Discussions were complicated by the Qatar Foundation for Education, Science and Community Development's request that UNC provide pre-engineering classes to Qatari students.
In recent weeks, foundation officials also have approached the University of Texas at Austin about a possible business school. UNC officials have said that despite the new competition with UT, the proposed curriculum has been deliberately modeled after the University's own and will not be negotiated.
Tom Tweed, associate dean for undergraduate curricula and member of the Qatar Planning Committee, said the only change to the proposed College of Arts & Sciences curriculum is that Qatari students will have fewer classes to choose from.
"Size limits, almost by definition, the number of courses that can be offered and number of faculty that can participate," he said. "We have to make some decisions for them. That's a constraint we can't get around."
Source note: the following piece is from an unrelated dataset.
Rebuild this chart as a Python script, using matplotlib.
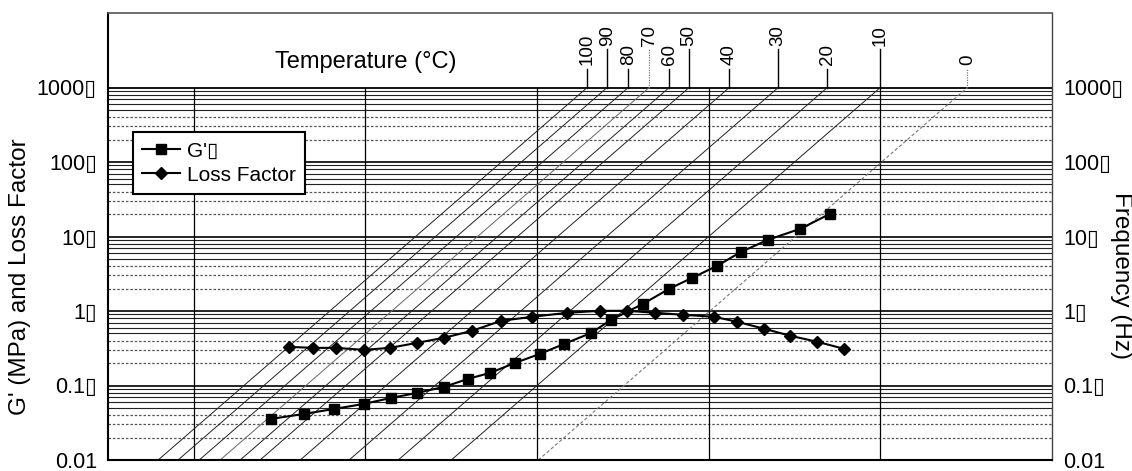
import matplotlib
matplotlib.use('Agg')
import matplotlib.pyplot as plt
from matplotlib.ticker import NullLocator

plt.rcParams['font.family'] = ['Liberation Sans', 'DejaVu Sans']

BOX = '\u25af'

# ---- data ----
gp_freq = [2.81, 4.38, 6.55, 9.79, 14.1, 20.0, 28.7, 39.6, 53.2, 74.5, 104, 144,
           207, 270, 415, 589, 802, 1122, 1549, 2223, 3420, 5105]
gp_val = [0.0356, 0.0415, 0.0484, 0.0566, 0.0681, 0.0796, 0.0958, 0.1227, 0.1476,
          0.2013, 0.266, 0.362, 0.509, 0.762, 1.25, 1.99, 2.79, 4.05, 6.25, 9.06,
          12.7, 20.2]
lf_freq = [3.58, 4.94, 6.73, 9.79, 13.9, 20.0, 28.7, 41.8, 61.7, 93.5, 150, 233,
           335, 488, 710, 1076, 1466, 2109, 2985, 4295, 6166]
lf_val = [0.330, 0.320, 0.320, 0.301, 0.320, 0.374, 0.437, 0.542, 0.738, 0.836,
          0.946, 1.006, 1.006, 0.946, 0.889, 0.836, 0.716, 0.577, 0.465, 0.386, 0.310]

temps = [100, 90, 80, 70, 60, 50, 40, 30, 20, 10, 0]
temp_top_freq = [196, 256, 340, 450, 589, 769, 1318, 2541, 4909, 10000, 32150]
isotherm_slope = 2.0          # decades of frequency per decade of reduced frequency

ytick_vals = [0.01, 0.1, 1, 10, 100, 1000]
ytick_labels = ['0.01', '0.1' + BOX, '1' + BOX, '10' + BOX, '100' + BOX, '1000' + BOX]
vgrid_vals = [1, 10, 100, 1000, 10000]

y_min, y_max, grid_top = 0.01, 1e4, 1000
x_min, x_max = 10 ** -0.5, 1e5

# ---- figure ----
W, H = 1132, 471
fig = plt.figure(figsize=(W / 100, H / 100), dpi=100)
ax = fig.add_axes([108 / W, 11 / H, 944 / W, 447 / H])
ax.set_xscale('log')
ax.set_yscale('log')
ax.set_xlim(x_min, x_max)
ax.set_ylim(y_min, y_max)

# horizontal grid (major + minor) only up to 1000
for d in range(-2, 3):
    for m in range(1, 10):
        v = m * 10 ** d
        if m == 1:
            ax.axhline(v, color='black', lw=1.2, zorder=1)
        elif m in (5, 6, 7, 8, 9):
            ax.axhline(v, color='#222222', lw=0.8, zorder=1)
        else:
            ax.axhline(v, color='#555555', lw=0.9, ls=(0, (2, 1.5)), zorder=1)
ax.axhline(grid_top, color='black', lw=1.3, zorder=1)

# vertical grid
for xv in vgrid_vals:
    ax.plot([xv, xv], [y_min, grid_top], color='black', lw=0.9, zorder=1)

# isotherms and temperature leaders
span = (3 - (-2)) / isotherm_slope
for i, (T, xt) in enumerate(zip(temps, temp_top_freq)):
    x0 = xt * 10 ** (-span)
    if T == 0:
        kw = dict(color='#777777', lw=0.8, ls=(0, (3, 2)))
        lkw = dict(color='#777777', lw=0.9, ls=(0, (1, 1)))
    elif T == 70:
        kw = dict(color='#666666', lw=0.7)
        lkw = dict(color='#777777', lw=0.9, ls=(0, (1, 1)))
    else:
        kw = dict(color='#222222', lw=0.7)
        lkw = dict(color='black', lw=1.0)
    ax.plot([x0, xt], [y_min, grid_top], zorder=2, **kw)
    long_leader = (i % 2 == 1)
    top = 3245 if long_leader else 1745
    tbot = 3556 if long_leader else 1977
    ax.plot([xt, xt], [grid_top, top], zorder=2, **lkw)
    ax.text(xt, tbot, str(T), rotation=90, ha='center', va='bottom', fontsize=13.5)

# data series
ax.plot(gp_freq, gp_val, '-s', color='black', ms=7, lw=1.5, zorder=5,
        label="G'" + BOX)
ax.plot(lf_freq, lf_val, '-D', color='black', ms=6.5, lw=1.5, zorder=5,
        label='Loss Factor')

# axes ticks
ax.set_xticks([])
ax.xaxis.set_minor_locator(NullLocator())
ax.yaxis.set_minor_locator(NullLocator())
ax.set_yticks(ytick_vals, ytick_labels)
ax.tick_params(axis='y', which='both', length=0, labelsize=15.5, pad=8,
               left=True, right=True, labelleft=True, labelright=True)

for s in ['left', 'bottom']:
    ax.spines[s].set_linewidth(1.5)
    ax.spines[s].set_color('black')
ax.spines['right'].set_linewidth(1.0)
ax.spines['right'].set_color('#444444')
ax.spines['top'].set_linewidth(1.2)
ax.spines['top'].set_color('#555555')

leg = ax.legend(loc='upper left', bbox_to_anchor=(25 / 944, (460 - 132) / 447),
                borderaxespad=0, fontsize=15, frameon=True, fancybox=False,
                edgecolor='black', framealpha=1, handlelength=1.8,
                handletextpad=0.35, borderpad=0.45, labelspacing=0.25)
leg.get_frame().set_linewidth(1.5)
leg.set_zorder(10)

fig.text(366 / W, 1 - 68 / H, 'Temperature (\u00b0C)', ha='center', va='baseline',
         fontsize=17)
fig.text(20 / W, 1 - 277 / H, "G' (MPa) and Loss Factor", rotation=90,
         ha='center', va='center', fontsize=17.5)
fig.text(1121 / W, 1 - 276 / H, 'Frequency (Hz)', rotation=-90,
         ha='center', va='center', fontsize=17.5)

fig.savefig('out.png', dpi=100)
He said the committee's main goal was to create an Arts & Sciences curriculum similar in structure to that of UNC, while adapting it to a Qatari context.
Although the Qatar Foundation imposed no specific limitations regarding gender, religion, or other sensitive issues, Tweed said that the Qatar Planning Committee took linguistic and cultural differences into consideration.
"We're presuming that English will be most students' second language," he said.
The proposed curriculum currently requires students to take English 10, with subsequent courses in English 11 and 12.
The curriculum also includes a cultural diversity requirement. Like UNC programs designed to enlighten students on ethnic, racial and cultural differences within the country, Qatari course offerings would reflect diversity within the region.
"We think it is important for our Qatari, as well as our Chapel Hill students, to understand ethnic and cultural diversity," he said. "It makes more sense for them to study a course dealing with Islam, Christianity and Judaism."
A similar contextual change applies to the proposed curriculum's history requirement. Like the University, the Qatari curriculum would require students to complete a pre-1700 Western and non-Western comparative history. But Tweed added that courses on topics such as Western civilization would provide a new perspective for students at the satellite campus. "We've been asked to do what is best and most characteristic of the UNC campus," he said. "We were trying to move what we thought was great about Chapel Hill to Doha."